My question is: Why do the dragons continue to fly over the surfaces of the islands, instead of flying by the root cities? Why does living beneath the surfaces in these root cities keep the people safe from the dragons? How can I make sense of this?

If there’s anything wrong with my question or if more info is needed, please let me know.


5 Answers 5


It is a combination of things which result in the dragons not flying below the islands.

firstly, there are roots below, which I am going to assume do not end at the bottom of the ground layer, but hang down maybe 50-100 meters, in a massive tangled mess. This would have a huge risk to the dragons, as if they fly below the island they might get tangled in the roots.

Secondly, there is also no reward for flying below, as those tasty humans are hiding deep within the root system, and there is no way for the mighty dragons to get in there.

Third, many species of birds have a natural instinct while flying, if something larger than them passes nearby, they dive downwards. This is a survival mechanism, as usually the bigger something is a hawk or other predatory bird, and by diving down they might be able to evade it. For your dragons, this might be a residual instinct from when they were smaller creatures. Otherwise, your dragons might be slightly cannibalistic, with the biggest, oldest ones preying on the smaller younglings when times get tough. Alternatively, if cannibalism is not something you want, perhaps there is the Something. Something dark, Something powerful. The old civilizations considered it a God. The Dragons fear it above all else, as it is capable of taking the biggest and most powerful dragons, and making stew from them. The Islands dwarf even the largest of dragons though, so if they fly below, the instinct kicks in automatically. If they dive down from this low altitude, they will plummet into the ocean, and maybe cannot get airborne from the water, and will drown.

Finally, as a fourth effect, your tomb is on the surface of the islands. While it is hidden, and only found later on, the dragons can feel the effect of the magic weapons, and we all know dragons covet powerful, items of immense value.

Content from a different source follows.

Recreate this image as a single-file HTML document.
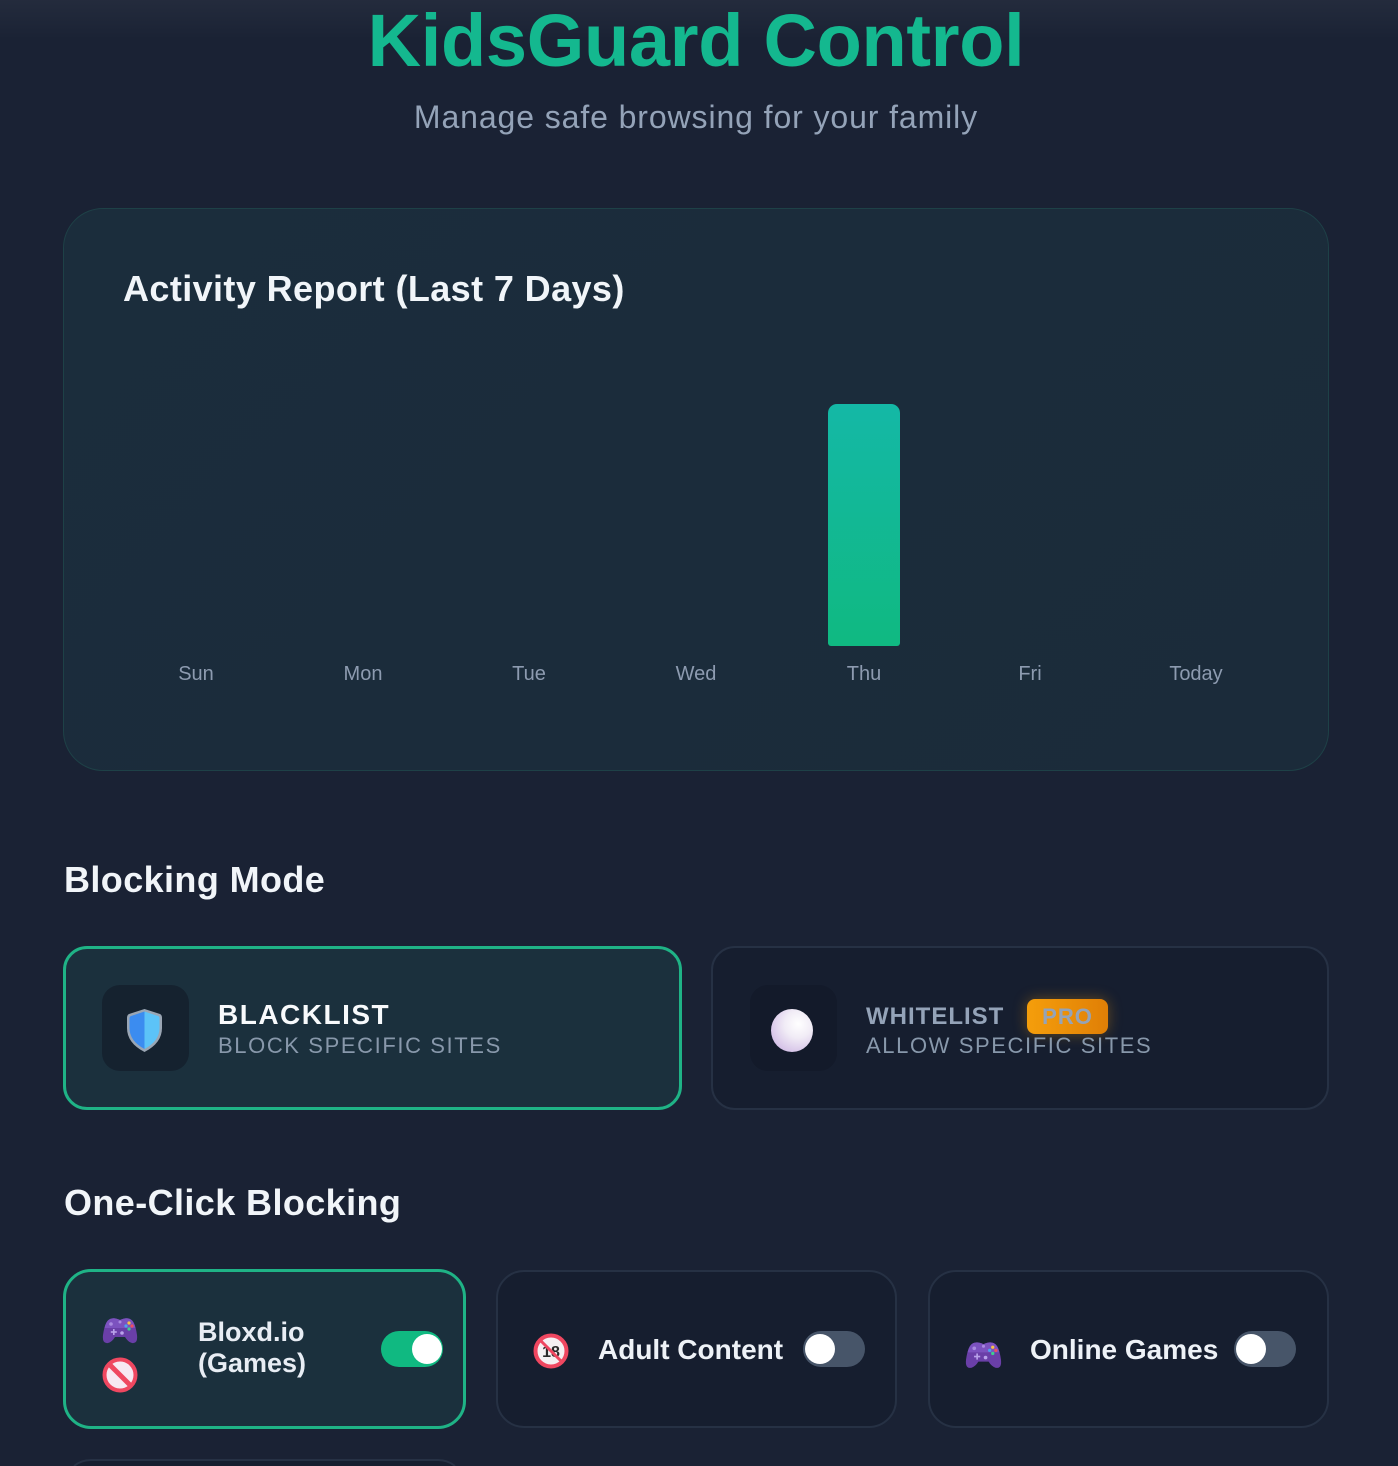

While they cannot get to the weapons, and indeed, the power that the dragons can feel is only slight, it is enough, in combination with the other effects, for the dragons to rather fly above the islands.

Bonus 1, you can use the creation of the powerful weapons as a plot cause for the dragons to have altered their flight path all those centuries ago. Bonus 2, the tomb guardian creature, is a baby of the Something godlike being.


Because thermals

Raising the islands into the air changed the air patterns over the islands and the coastline. Now emphasised by the expansion from villages, the heat from the cities causes thermals over the islands that the dragons take advantage of to gain extra height as they fly past.

Consider them simply as large flying creatures and a free thermal, whether natural or artificial is not to be refused.

You could equally treat the magic used to keep the islands flying as a massive magical "thermal" that the dragons can use in the same way they'd use a more mundane thermal.


Usually when you have something created or supported by magic that causes a logical problem like this, it is easiest to just say "because magic".

If the Islands are levitated by a magic force, then perhaps the dragons (being magical creatures) are affected by that force. If they tried to fly below the island the would be pushed up by the force and potentially crash into the islands.

Think of it like a big magnet that affects the dragons and the islands, but not non-magical creatures. The surface of the islands are fine because most of the "magic force" is absorbed by the island already. The dragons could even use the "updraft" above the islands to feel lighter and rest on their journey.

You could quickly describe this as "the magical force keeping the island afloat prevents the dragons from flying near the bottom of them, lest they be tossed around like a butterfly in the wind."

  • $\begingroup$ It is easier (and nice line, by the way), but if I did this, then there’d be no point for bells to ring and the islanders to hide in their homes when dragons come. They do this because they don’t want to draw attention to themselves. One of the reasons that I didn’t want to have a magical explanation for the dragons behavior is because this is an important plot point; it is still dangerous to be in the streets and causing a din when dragons fly over, so I need the dragons to (prefer?) flying over the surfaces. $\endgroup$
    – MooNieu
    Commented Dec 5, 2019 at 21:12
  • $\begingroup$ Then go with separatrix's idea of making "magic thermals". They fly over the islands because the magic force holding them up gives them a boost. But it doesn't necessarily stop them from flying beside / under the islands if they really want to. Plus if the dragon has fire attacks, they needn't stray too close to the cities and could attack from range. A large, heavy, not terribly aerodynamic dragon that's tired from a long migration and is currently relaxing on an uplift... might not appreciate a loud commotion from the cities below. They might enjoy the cackle of flames more. $\endgroup$
    – abestrange
    Commented Dec 5, 2019 at 22:11

Dungeons and because of Dragons.

The entrance to your dungeon/tomb is too small for, or warded against dragons. But the dragons are very interested in keeping an eye on this entrance. If they can't reach the tomb within, no one must reach it.

The dragons fly over the islands to make sure that the Islanders don't reach the tomb, because the weapons contained therein are the only things on this world that can harm a dragon (which is why the dragons were trying to take out the human population in the first place).

The Islanders are unaware of the tomb because the entrance to it is in the middle of the dark forest/wasteland/forbidden zone. Some of the more adventurous of them would have gotten there eventually if they were living on the surface.

The reckless hero/s will definitely go to that forbidden zone, where the maps say "here be dragons!", despite and in spite of warnings/laws/common sense. Will they save Skyworld? Will they uncover the horrible horrible truth? Only the sage P. M. B. can tell us :-)


Maybe the wind currents near large objects are too volatile and difficult to fly in. Have you ever walked by a large building and felt the winds there were churning much more than in the open?